Current areas of interest include hydrogen-powered automobiles and — lest he be accused of setting his sights too low — understanding gravity.
"It's embarrassing that we're in the 21st century and we don't even know what makes gravity work," he said. "I'm getting older and thinking maybe I should tackle more than the mundane. I may fail, but at least I will have tried."
How to focus sound
His sound-focusing invention, known as HyperSonic Sound, starts by generating ultrasonic — above the range of human hearing — sound waves, which can be focused in a tight beam rather than spreading out in all directions.
As these high-frequency sound waves pass through the air, they generate lower-frequency sounds that people can hear. By stepping into the "beam," a person can hear sound that someone standing a foot or more away can't detect.
"It's going to quiet everything down," Norris said. "If you don't want to be bothered by it, you step to one side and you don't hear it."
San Diego-based American Technology Corp., which Norris founded in 1980, is working on commercial applications with automobile companies, supermarket chains, museums, airports and the Department of Defense.
In cars, the technology could allow parents to listen to their favorite music in the front seats while kids in back choose their own. An airport terminal message could be beamed only to travelers in a specific area while not disturbing everyone else. A supermarket promoting a sale on cereal could project a sales pitch to shoppers in the cereal aisle.
Building the AirScooter
Norris, a licensed pilot, began working on his AirScooter helicopter project out of frustration with ultralight airplanes. Although these small, low-flying aircraft generally don't require a regular pilots' licenses, Norris says they are risky and still require too much training.
He hired engineers to help create an ultralight helicopter weighing less than 300 pounds (135 kilograms) with counter-rotating blades that neutralize the gyroscopic effect that necessitates tail rotors in conventional copters.

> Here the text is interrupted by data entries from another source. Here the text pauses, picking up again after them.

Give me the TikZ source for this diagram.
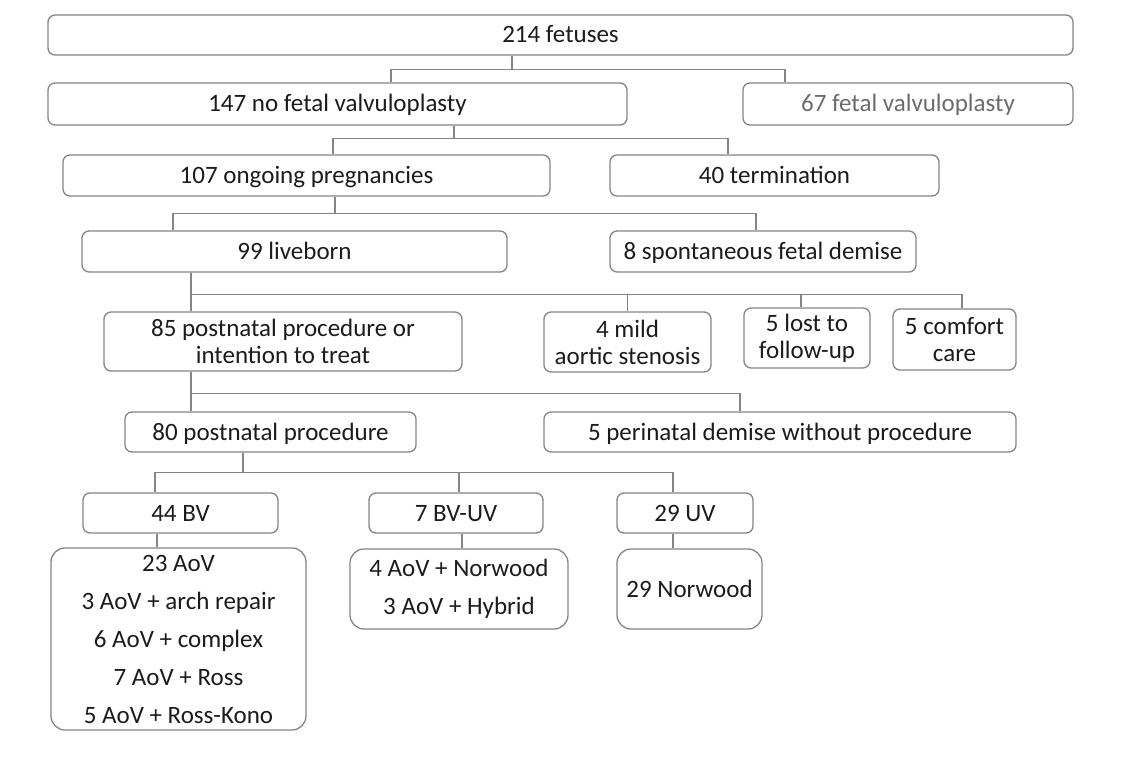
\documentclass[tikz,border=0pt]{standalone}
\usepackage{fontspec}
\setmainfont{Carlito}
\usepackage{tikz}
\definecolor{edge}{HTML}{858585}
\definecolor{ink}{HTML}{1C1C1C}
\tikzstyle{cbox}=[rectangle,draw=edge,line width=1.3pt,rounded corners=7pt,fill=white,align=center,text=ink,inner sep=2pt,font=\fontsize{25}{27}\selectfont]
\tikzstyle{grp}=[cbox,text height=19pt,text depth=3pt]
\tikzstyle{sub}=[cbox,rounded corners=14pt,font=\fontsize{25}{38}\selectfont]
\tikzstyle{con}=[draw=edge,line width=1.3pt]

\begin{document}
\begin{tikzpicture}[x=1pt,y=-1pt]
\useasboundingbox[fill=white] (0,0) rectangle (1135,759);
\node[grp,minimum width=1025pt,minimum height=40pt] (fetus) at (560.5,35) {214 fetuses};
\node[grp,minimum width=579pt,minimum height=42pt] (nofv) at (337.5,104) {147 no fetal valvuloplasty};
\node[grp,minimum width=330pt,minimum height=42pt,text=gray!85!black] (fv) at (908,104) {67 fetal valvuloplasty};
\node[grp,minimum width=487pt,minimum height=41pt] (ongoing) at (306.5,175.5) {107 ongoing pregnancies};
\node[grp,minimum width=329pt,minimum height=41pt] (termin) at (774.5,175.5) {40 termination};
\node[grp,minimum width=425pt,minimum height=41pt] (liveborn) at (294.5,251.5) {99 liveborn};
\node[grp,minimum width=306pt,minimum height=41pt] (fdemise) at (763,251.5) {8 spontaneous fetal demise};
\node[cbox,minimum width=358pt,minimum height=59pt] (intent) at (283,341.5) {85 postnatal procedure or\\intention to treat};
\node[cbox,minimum width=167pt,minimum height=60pt] (mild) at (627.5,342) {4 mild\\aortic stenosis};
\node[cbox,minimum width=126pt,minimum height=60pt] (lost) at (807,338) {5 lost to\\follow-up};
\node[cbox,minimum width=123pt,minimum height=61pt] (comfort) at (954.5,339.5) {5 comfort\\care};
\node[grp,minimum width=291pt,minimum height=40pt] (postproc) at (270.5,432) {80 postnatal procedure};
\node[grp,minimum width=472pt,minimum height=40pt] (pdemise) at (780,432) {5 perinatal demise without procedure};
\node[grp,minimum width=195pt,minimum height=40pt] (bv) at (180.5,513) {44 BV};
\node[grp,minimum width=174pt,minimum height=40pt] (bvuv) at (456,513) {7 BV-UV};
\node[grp,minimum width=136pt,minimum height=40pt] (uv) at (685,513) {29 UV};
\node[sub,minimum width=255pt,minimum height=182pt] (bvops) at (178.5,639) {23 AoV\\3 AoV + arch repair\\6 AoV + complex\\7 AoV + Ross\\5 AoV + Ross-Kono};
\node[sub,minimum width=218pt,minimum height=80pt] (bvuvops) at (459,589) {4 AoV + Norwood\\3 AoV + Hybrid};
\node[sub,minimum width=145pt,minimum height=80pt] (uvops) at (689.5,589) {29 Norwood};
\path[con] ([xshift=-48.5pt]fetus.south) -- ++(0,14) -| ([xshift=53.5pt]nofv.north);
\path[con] ([xshift=-48.5pt]fetus.south) -- ++(0,14) -| ([xshift=-123pt]fv.north);
\path[con] ([xshift=116.5pt]nofv.south) -- ++(0,13) -| ([xshift=26.5pt]ongoing.north);
\path[con] ([xshift=116.5pt]nofv.south) -- ++(0,13) -| ([xshift=-46.5pt]termin.north);
\path[con] ([xshift=28.5pt]ongoing.south) -- ++(0,17) -| ([xshift=-121.5pt]liveborn.north);
\path[con] ([xshift=28.5pt]ongoing.south) -- ++(0,17) -| ([xshift=-7pt]fdemise.north);
\path[con] ([xshift=-103.5pt]liveborn.south) -- ([xshift=-92pt]intent.north);
\path[con] ([xshift=-103.5pt]liveborn.south) -- ++(0,22) -| (mild.north);
\path[con] ([xshift=-103.5pt]liveborn.south) -- ++(0,22) -| ([xshift=-6pt]lost.north);
\path[con] ([xshift=-103.5pt]liveborn.south) -- ++(0,22) -| ([xshift=7.5pt]comfort.north);
\path[con] ([xshift=-92pt]intent.south) -- ([xshift=-79.5pt]postproc.north);
\path[con] ([xshift=-92pt]intent.south) -- ++(0,22) -| ([xshift=-40pt]pdemise.north);
\path[con] ([xshift=-27.5pt]postproc.south) -- ++(0,20) -| ([xshift=-25.5pt]bv.north);
\path[con] ([xshift=-27.5pt]postproc.south) -- ++(0,20) -| ([xshift=3pt]bvuv.north);
\path[con] ([xshift=-27.5pt]postproc.south) -- ++(0,20) -| ([xshift=-12pt]uv.north);
\path[con] ([xshift=-23.5pt]bv.south) -- ([xshift=-21.5pt]bvops.north);
\path[con] ([xshift=6pt]bvuv.south) -- ([xshift=3pt]bvuvops.north);
\path[con] ([xshift=-12pt]uv.south) -- ([xshift=-16.5pt]uvops.north);
\end{tikzpicture}
\end{document}
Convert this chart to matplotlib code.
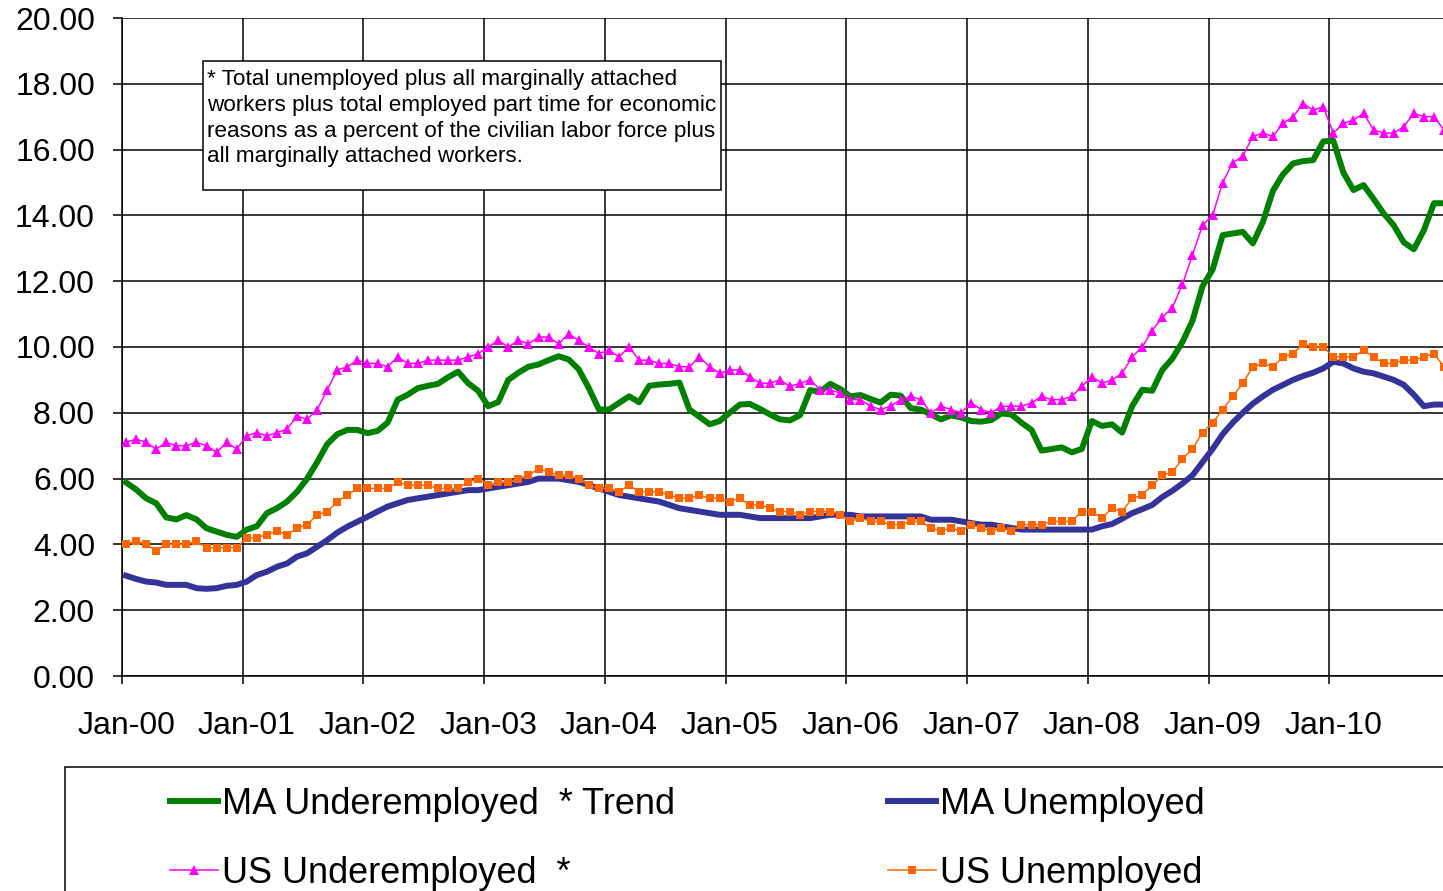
import numpy as np
import matplotlib
matplotlib.use('Agg')
import matplotlib.pyplot as plt
from matplotlib.patches import Rectangle
from matplotlib.ticker import FormatStrFormatter

plt.rcParams['font.family'] = ['Liberation Sans', 'DejaVu Sans']

# monthly data, Jan-00 .. Dec-10
months = np.arange(132)
year_labels = ['Jan-00', 'Jan-01', 'Jan-02', 'Jan-03', 'Jan-04', 'Jan-05',
               'Jan-06', 'Jan-07', 'Jan-08', 'Jan-09', 'Jan-10']

ma_under = [
    5.88, 5.67, 5.40, 5.25, 4.82, 4.76, 4.89, 4.76, 4.49, 4.39, 4.29, 4.23,
    4.45, 4.55, 4.95, 5.10, 5.30, 5.60, 6.00, 6.50, 7.05, 7.35, 7.48, 7.48,
    7.38, 7.45, 7.70, 8.40, 8.55, 8.75, 8.82, 8.88, 9.08, 9.25, 8.90, 8.67,
    8.20, 8.33, 9.00, 9.22, 9.40, 9.47, 9.60, 9.72, 9.62, 9.32, 8.75, 8.10,
    8.10, 8.30, 8.50, 8.32, 8.82, 8.86, 8.88, 8.92, 8.10, 7.88, 7.65, 7.75,
    8.00, 8.25, 8.27, 8.12, 7.95, 7.80, 7.77, 7.93, 8.69, 8.64, 8.88, 8.72,
    8.50, 8.54, 8.42, 8.31, 8.55, 8.52, 8.14, 8.10, 7.95, 7.80, 7.92, 7.86,
    7.75, 7.73, 7.78, 7.98, 7.95, 7.70, 7.48, 6.85, 6.90, 6.95, 6.80, 6.90,
    7.75, 7.60, 7.65, 7.40, 8.20, 8.70, 8.67, 9.30, 9.65, 10.15, 10.80, 11.85,
    12.35, 13.40, 13.45, 13.50, 13.15, 13.80, 14.75, 15.25, 15.58, 15.65, 15.68, 16.25,
    16.27, 15.30, 14.77, 14.92, 14.50, 14.06, 13.70, 13.18, 12.97, 13.55, 14.37, 14.37,
]

ma_unemp = [
    3.05, 2.95, 2.87, 2.84, 2.77, 2.77, 2.77, 2.67, 2.65, 2.67, 2.74, 2.77,
    2.87, 3.07, 3.17, 3.32, 3.42, 3.63, 3.73, 3.93, 4.13, 4.36, 4.54, 4.69,
    4.84, 5.00, 5.15, 5.25, 5.35, 5.40, 5.45, 5.50, 5.55, 5.60, 5.65, 5.65,
    5.70, 5.75, 5.80, 5.85, 5.90, 6.00, 6.00, 6.00, 5.95, 5.90, 5.80, 5.70,
    5.60, 5.50, 5.45, 5.40, 5.35, 5.30, 5.20, 5.10, 5.05, 5.00, 4.95, 4.90,
    4.90, 4.90, 4.85, 4.80, 4.80, 4.80, 4.80, 4.80, 4.80, 4.85, 4.90, 4.90,
    4.90, 4.85, 4.85, 4.85, 4.85, 4.85, 4.85, 4.85, 4.75, 4.75, 4.75, 4.70,
    4.65, 4.60, 4.60, 4.55, 4.50, 4.45, 4.45, 4.45, 4.45, 4.45, 4.45, 4.45,
    4.45, 4.55, 4.62, 4.78, 4.95, 5.07, 5.20, 5.44, 5.63, 5.85, 6.10, 6.50,
    6.90, 7.35, 7.70, 8.00, 8.28, 8.50, 8.70, 8.85, 9.00, 9.12, 9.22, 9.35,
    9.55, 9.50, 9.35, 9.25, 9.20, 9.10, 9.00, 8.85, 8.55, 8.20, 8.25, 8.25,
]

us_under = [
    7.1, 7.2, 7.1, 6.9, 7.1, 7.0, 7.0, 7.1, 7.0, 6.8, 7.1, 6.9,
    7.3, 7.4, 7.3, 7.4, 7.5, 7.9, 7.8, 8.1, 8.7, 9.3, 9.4, 9.6,
    9.5, 9.5, 9.4, 9.7, 9.5, 9.5, 9.6, 9.6, 9.6, 9.6, 9.7, 9.8,
    10.0, 10.2, 10.0, 10.2, 10.1, 10.3, 10.3, 10.1, 10.4, 10.2, 10.0, 9.8,
    9.9, 9.7, 10.0, 9.6, 9.6, 9.5, 9.5, 9.4, 9.4, 9.7, 9.4, 9.2,
    9.3, 9.3, 9.1, 8.9, 8.9, 9.0, 8.8, 8.9, 9.0, 8.7, 8.7, 8.6,
    8.4, 8.4, 8.2, 8.1, 8.2, 8.4, 8.5, 8.4, 8.0, 8.2, 8.1, 8.0,
    8.3, 8.1, 8.0, 8.2, 8.2, 8.2, 8.3, 8.5, 8.4, 8.4, 8.5, 8.8,
    9.1, 8.9, 9.0, 9.2, 9.7, 10.0, 10.5, 10.9, 11.2, 11.9, 12.8, 13.7,
    14.0, 15.0, 15.6, 15.8, 16.4, 16.5, 16.4, 16.8, 17.0, 17.4, 17.2, 17.3,
    16.5, 16.8, 16.9, 17.1, 16.6, 16.5, 16.5, 16.7, 17.1, 17.0, 17.0, 16.6,
]

us_unemp = [
    4.0, 4.1, 4.0, 3.8, 4.0, 4.0, 4.0, 4.1, 3.9, 3.9, 3.9, 3.9,
    4.2, 4.2, 4.3, 4.4, 4.3, 4.5, 4.6, 4.9, 5.0, 5.3, 5.5, 5.7,
    5.7, 5.7, 5.7, 5.9, 5.8, 5.8, 5.8, 5.7, 5.7, 5.7, 5.9, 6.0,
    5.8, 5.9, 5.9, 6.0, 6.1, 6.3, 6.2, 6.1, 6.1, 6.0, 5.8, 5.7,
    5.7, 5.6, 5.8, 5.6, 5.6, 5.6, 5.5, 5.4, 5.4, 5.5, 5.4, 5.4,
    5.3, 5.4, 5.2, 5.2, 5.1, 5.0, 5.0, 4.9, 5.0, 5.0, 5.0, 4.9,
    4.7, 4.8, 4.7, 4.7, 4.6, 4.6, 4.7, 4.7, 4.5, 4.4, 4.5, 4.4,
    4.6, 4.5, 4.4, 4.5, 4.4, 4.6, 4.6, 4.6, 4.7, 4.7, 4.7, 5.0,
    5.0, 4.8, 5.1, 5.0, 5.4, 5.5, 5.8, 6.1, 6.2, 6.6, 6.9, 7.4,
    7.7, 8.1, 8.5, 8.9, 9.4, 9.5, 9.4, 9.7, 9.8, 10.1, 10.0, 10.0,
    9.7, 9.7, 9.7, 9.9, 9.7, 9.5, 9.5, 9.6, 9.6, 9.7, 9.8, 9.4,
]

note = ("* Total unemployed plus all marginally attached\n"
        "workers plus total employed part time for economic\n"
        "reasons as a percent of the civilian labor force plus\n"
        "all marginally attached workers.")

W, H = 1443, 891


def fx(px):
    return px / W


def fy(py):
    return 1 - py / H


fig = plt.figure(figsize=(W / 100, H / 100), dpi=100)
ax = fig.add_axes([fx(122), fy(676), (W - 122) / W, (676 - 18) / H])

l1, = ax.plot(months, ma_under, color='#008000', lw=4.3, zorder=3,
              label='MA Underemployed  * Trend')
l2, = ax.plot(months, ma_unemp, color='#333399', lw=4.3, zorder=3,
              label='MA Unemployed')
l3, = ax.plot(months, us_under, color='#FF00FF', lw=1.1, marker='^',
              markersize=7, markeredgewidth=0, zorder=4,
              label='US Underemployed  *')
l4, = ax.plot(months, us_unemp, color='#FF6600', lw=1.1, marker='s',
              markersize=6, markeredgewidth=0, zorder=4,
              label='US Unemployed')

ax.set_xlim(-0.4, 130.9)
ax.set_ylim(0, 20)
ax.set_yticks(np.arange(0, 21, 2))
ax.yaxis.set_major_formatter(FormatStrFormatter('%.2f'))

ax.set_xticks(np.arange(0, 132, 12) - 0.4)
ax.set_xticklabels([])
ax.set_xticks(np.arange(0, 132, 12), minor=True)
ax.set_xticklabels(year_labels, minor=True)

ax.grid(True, which='major', color='black', lw=1.1)
ax.tick_params(axis='x', which='major', direction='out', length=6, width=1.1)
ax.tick_params(axis='x', which='minor', length=0, pad=25, labelsize=23)
ax.tick_params(axis='y', direction='out', length=6.5, width=1.1, pad=13,
               labelsize=23)

for s in ['top', 'right']:
    ax.spines[s].set_visible(False)
for s in ['left', 'bottom']:
    ax.spines[s].set_color('black')
    ax.spines[s].set_linewidth(1.1)

# footnote box
fig.add_artist(Rectangle((fx(203), fy(190)), (721 - 203) / W, (190 - 61) / H,
                         transform=fig.transFigure, facecolor='white',
                         edgecolor='black', lw=1.1, zorder=5))
fig.text(fx(207), fy(69), note, ha='left', va='top', fontsize=16.2,
         linespacing=1.3, zorder=6)

# legend
fig.add_artist(Rectangle((fx(65), fy(905)), (1460 - 65) / W, (905 - 767) / H,
                         transform=fig.transFigure, fill=False,
                         edgecolor='black', lw=1.1, clip_on=False))
fig.legend([l1, l3, l2, l4], [l1.get_label(), l3.get_label(),
                              l2.get_label(), l4.get_label()],
           loc='upper left', bbox_to_anchor=(fx(170), fy(787)), ncol=2,
           frameon=False, fontsize=26, handlelength=1.32, handletextpad=0.12,
           columnspacing=5.9, labelspacing=0.93, borderpad=0,
           borderaxespad=0)

fig.savefig('out.png', dpi=100)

Norris says a novice with little or no flying experience can learn to fly in an hour or so. He expects his single-passenger, ultralight helicopter will become commercially available sometime before year's end for $47,000 apiece.
A foundation for inventors
The Lemelson-MIT Program was established in 1994 by Jerome Lemelson, who died in 1997, to raise the stature of inventors and to inspire invention and innovation among young people.
Norris plans to use his Lemelson-MIT prize to establish a foundation to help struggling independent inventors.
"I spent much of my life dying for somebody to help me even file for a patent or make a prototype," he said. "I understand that."